§ **What needs to be done**:
Select all lines in the records that include "Output".

§ **Data supplied**:
────────

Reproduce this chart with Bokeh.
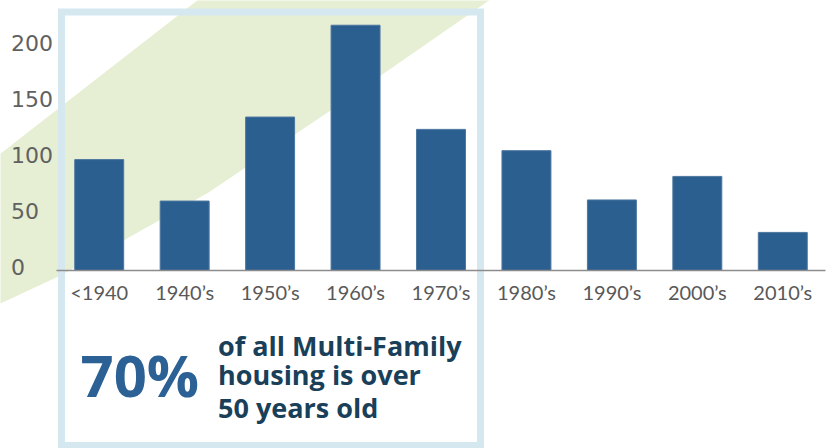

────────

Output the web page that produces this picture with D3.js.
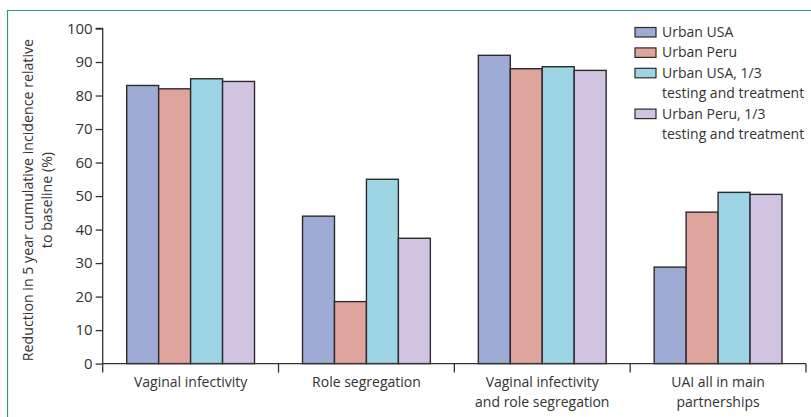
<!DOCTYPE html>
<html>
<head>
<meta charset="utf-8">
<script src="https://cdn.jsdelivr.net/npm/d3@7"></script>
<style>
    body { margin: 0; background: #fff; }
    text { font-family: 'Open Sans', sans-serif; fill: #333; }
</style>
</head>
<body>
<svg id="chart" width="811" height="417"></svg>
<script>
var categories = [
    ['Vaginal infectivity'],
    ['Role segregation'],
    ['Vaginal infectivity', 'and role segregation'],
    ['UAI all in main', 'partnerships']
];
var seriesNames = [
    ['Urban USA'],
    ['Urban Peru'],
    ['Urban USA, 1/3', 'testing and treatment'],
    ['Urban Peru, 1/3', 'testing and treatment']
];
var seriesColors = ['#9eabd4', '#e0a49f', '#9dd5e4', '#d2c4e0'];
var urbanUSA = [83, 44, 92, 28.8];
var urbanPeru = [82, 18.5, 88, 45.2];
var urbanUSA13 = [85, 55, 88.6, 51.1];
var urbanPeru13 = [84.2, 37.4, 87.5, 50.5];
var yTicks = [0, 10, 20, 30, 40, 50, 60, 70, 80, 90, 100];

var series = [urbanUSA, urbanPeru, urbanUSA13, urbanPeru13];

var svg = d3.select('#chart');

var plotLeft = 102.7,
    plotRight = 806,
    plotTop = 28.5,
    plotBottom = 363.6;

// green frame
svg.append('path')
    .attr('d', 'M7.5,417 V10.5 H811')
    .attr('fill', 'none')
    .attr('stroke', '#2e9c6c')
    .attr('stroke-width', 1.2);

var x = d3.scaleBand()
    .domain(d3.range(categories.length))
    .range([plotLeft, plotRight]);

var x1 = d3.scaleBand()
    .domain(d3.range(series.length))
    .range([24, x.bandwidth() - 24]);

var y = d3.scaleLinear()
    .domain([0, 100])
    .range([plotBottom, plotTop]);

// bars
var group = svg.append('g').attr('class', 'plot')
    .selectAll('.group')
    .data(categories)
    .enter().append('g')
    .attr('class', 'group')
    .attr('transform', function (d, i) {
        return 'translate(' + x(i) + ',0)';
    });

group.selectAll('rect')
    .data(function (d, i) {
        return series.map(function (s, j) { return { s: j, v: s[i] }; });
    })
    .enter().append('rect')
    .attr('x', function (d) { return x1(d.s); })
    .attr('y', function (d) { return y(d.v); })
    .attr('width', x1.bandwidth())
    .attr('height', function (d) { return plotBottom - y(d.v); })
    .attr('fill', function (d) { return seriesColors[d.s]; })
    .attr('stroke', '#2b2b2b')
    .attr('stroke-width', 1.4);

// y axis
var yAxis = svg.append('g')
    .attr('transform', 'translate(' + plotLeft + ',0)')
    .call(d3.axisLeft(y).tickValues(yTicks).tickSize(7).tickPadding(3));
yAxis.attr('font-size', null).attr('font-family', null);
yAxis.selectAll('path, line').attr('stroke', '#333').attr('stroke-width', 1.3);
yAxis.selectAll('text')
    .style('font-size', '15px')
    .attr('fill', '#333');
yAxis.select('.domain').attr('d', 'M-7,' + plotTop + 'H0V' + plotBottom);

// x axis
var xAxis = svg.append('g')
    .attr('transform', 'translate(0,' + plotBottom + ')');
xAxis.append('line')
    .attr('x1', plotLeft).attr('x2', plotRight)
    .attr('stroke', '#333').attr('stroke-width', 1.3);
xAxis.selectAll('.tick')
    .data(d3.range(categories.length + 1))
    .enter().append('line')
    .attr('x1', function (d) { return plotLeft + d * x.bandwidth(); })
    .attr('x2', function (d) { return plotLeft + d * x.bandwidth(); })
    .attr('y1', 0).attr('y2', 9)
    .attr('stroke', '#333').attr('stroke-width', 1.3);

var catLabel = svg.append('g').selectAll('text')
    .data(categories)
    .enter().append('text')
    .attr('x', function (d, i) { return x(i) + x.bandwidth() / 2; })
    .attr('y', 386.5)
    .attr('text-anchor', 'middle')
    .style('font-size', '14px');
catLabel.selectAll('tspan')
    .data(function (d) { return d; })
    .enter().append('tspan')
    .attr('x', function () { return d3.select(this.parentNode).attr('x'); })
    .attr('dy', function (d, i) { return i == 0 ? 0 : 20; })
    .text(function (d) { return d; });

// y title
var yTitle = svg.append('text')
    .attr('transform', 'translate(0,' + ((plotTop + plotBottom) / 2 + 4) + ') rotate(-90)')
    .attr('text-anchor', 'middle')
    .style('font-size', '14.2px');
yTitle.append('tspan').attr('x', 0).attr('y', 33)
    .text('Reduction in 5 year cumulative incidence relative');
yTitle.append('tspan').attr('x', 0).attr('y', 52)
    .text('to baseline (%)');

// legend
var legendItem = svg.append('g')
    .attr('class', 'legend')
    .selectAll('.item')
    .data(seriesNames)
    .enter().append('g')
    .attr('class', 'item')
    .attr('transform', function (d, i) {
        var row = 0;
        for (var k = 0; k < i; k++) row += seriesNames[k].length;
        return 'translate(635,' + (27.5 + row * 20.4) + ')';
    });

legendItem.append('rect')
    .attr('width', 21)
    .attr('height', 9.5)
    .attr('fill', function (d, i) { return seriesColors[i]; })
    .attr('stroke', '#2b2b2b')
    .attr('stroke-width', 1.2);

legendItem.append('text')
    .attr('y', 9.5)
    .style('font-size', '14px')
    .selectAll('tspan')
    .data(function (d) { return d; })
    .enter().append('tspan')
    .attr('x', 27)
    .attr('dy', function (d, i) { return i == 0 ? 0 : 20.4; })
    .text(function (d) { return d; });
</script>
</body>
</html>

────────

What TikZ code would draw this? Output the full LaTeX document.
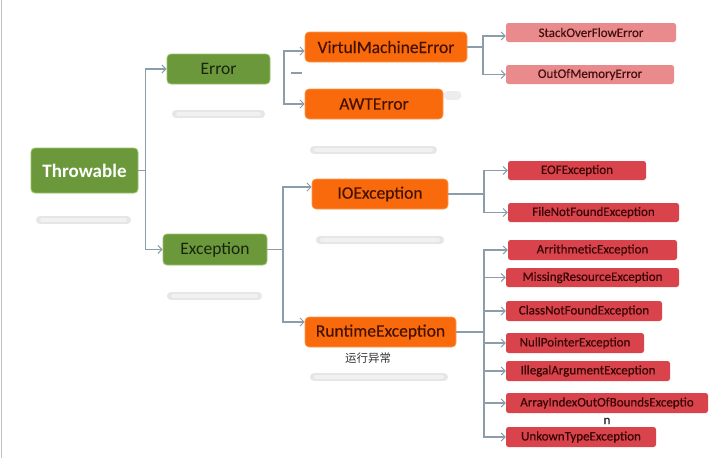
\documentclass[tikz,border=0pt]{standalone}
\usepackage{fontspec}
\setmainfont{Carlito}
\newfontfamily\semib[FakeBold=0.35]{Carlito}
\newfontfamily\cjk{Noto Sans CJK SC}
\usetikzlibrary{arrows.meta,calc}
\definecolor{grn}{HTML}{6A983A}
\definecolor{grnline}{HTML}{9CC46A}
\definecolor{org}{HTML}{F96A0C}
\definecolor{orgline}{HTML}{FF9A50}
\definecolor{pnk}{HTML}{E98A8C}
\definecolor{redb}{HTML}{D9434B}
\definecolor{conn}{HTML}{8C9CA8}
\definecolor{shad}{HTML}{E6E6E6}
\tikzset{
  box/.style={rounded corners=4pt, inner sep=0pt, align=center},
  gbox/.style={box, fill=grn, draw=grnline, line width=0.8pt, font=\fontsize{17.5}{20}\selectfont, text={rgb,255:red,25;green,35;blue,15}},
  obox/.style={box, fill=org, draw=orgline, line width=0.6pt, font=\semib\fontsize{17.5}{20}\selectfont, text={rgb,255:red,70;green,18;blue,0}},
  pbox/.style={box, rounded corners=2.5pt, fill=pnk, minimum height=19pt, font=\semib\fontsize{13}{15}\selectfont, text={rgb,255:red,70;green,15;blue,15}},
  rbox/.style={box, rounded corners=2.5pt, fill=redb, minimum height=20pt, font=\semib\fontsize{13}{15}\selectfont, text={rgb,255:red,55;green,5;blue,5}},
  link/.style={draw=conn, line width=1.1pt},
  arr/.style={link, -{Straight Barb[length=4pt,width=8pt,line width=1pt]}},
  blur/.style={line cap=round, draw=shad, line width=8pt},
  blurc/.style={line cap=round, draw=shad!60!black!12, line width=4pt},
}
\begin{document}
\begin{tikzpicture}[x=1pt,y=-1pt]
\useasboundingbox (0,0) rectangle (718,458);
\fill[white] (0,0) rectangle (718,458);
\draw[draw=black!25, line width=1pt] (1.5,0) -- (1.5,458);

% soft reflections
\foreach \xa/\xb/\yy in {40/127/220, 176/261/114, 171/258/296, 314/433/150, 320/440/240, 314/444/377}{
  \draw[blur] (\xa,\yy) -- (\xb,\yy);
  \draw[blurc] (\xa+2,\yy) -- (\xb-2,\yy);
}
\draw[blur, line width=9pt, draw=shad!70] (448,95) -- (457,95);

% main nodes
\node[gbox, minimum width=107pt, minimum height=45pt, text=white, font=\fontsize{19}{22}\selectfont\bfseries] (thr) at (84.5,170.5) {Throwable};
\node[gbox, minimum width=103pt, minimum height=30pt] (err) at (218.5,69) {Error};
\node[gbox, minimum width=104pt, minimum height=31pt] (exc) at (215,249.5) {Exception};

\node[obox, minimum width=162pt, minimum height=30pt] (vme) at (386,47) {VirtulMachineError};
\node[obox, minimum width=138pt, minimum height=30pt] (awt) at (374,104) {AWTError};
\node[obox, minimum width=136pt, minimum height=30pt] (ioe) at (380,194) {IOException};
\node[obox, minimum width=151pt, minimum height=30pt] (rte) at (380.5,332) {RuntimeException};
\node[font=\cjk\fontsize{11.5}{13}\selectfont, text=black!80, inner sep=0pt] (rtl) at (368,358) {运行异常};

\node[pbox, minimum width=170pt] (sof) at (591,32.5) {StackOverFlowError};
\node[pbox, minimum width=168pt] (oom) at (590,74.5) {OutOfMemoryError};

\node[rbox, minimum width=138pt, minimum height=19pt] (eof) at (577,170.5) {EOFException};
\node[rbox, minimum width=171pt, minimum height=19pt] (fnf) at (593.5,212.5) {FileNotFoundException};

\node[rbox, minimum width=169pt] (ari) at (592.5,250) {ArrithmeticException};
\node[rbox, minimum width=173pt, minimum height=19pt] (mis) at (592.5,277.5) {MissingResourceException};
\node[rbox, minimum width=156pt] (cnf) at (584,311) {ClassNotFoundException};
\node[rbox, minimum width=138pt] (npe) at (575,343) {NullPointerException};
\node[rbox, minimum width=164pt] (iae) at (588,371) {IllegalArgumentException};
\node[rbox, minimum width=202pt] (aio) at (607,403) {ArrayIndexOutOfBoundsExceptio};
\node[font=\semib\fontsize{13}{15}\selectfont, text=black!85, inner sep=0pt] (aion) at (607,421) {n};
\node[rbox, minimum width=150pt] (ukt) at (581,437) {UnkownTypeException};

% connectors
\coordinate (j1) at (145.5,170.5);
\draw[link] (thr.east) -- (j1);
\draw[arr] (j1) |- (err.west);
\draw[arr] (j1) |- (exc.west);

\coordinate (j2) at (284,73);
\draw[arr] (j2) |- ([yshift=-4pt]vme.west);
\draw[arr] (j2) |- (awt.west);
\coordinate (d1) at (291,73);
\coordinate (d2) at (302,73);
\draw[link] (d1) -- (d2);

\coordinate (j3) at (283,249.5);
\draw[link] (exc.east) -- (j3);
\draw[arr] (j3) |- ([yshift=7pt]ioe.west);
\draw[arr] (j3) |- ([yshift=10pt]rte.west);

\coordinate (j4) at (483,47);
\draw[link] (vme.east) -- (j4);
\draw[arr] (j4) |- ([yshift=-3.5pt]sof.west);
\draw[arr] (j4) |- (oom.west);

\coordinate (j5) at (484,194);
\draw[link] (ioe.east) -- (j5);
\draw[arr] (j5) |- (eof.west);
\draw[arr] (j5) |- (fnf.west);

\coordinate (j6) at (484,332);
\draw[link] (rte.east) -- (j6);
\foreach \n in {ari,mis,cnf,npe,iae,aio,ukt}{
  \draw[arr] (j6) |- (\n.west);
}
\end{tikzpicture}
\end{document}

────────

§ **Solution for this problem**:
Output the web page that produces this picture with D3.js.
What TikZ code would draw this? Output the full LaTeX document.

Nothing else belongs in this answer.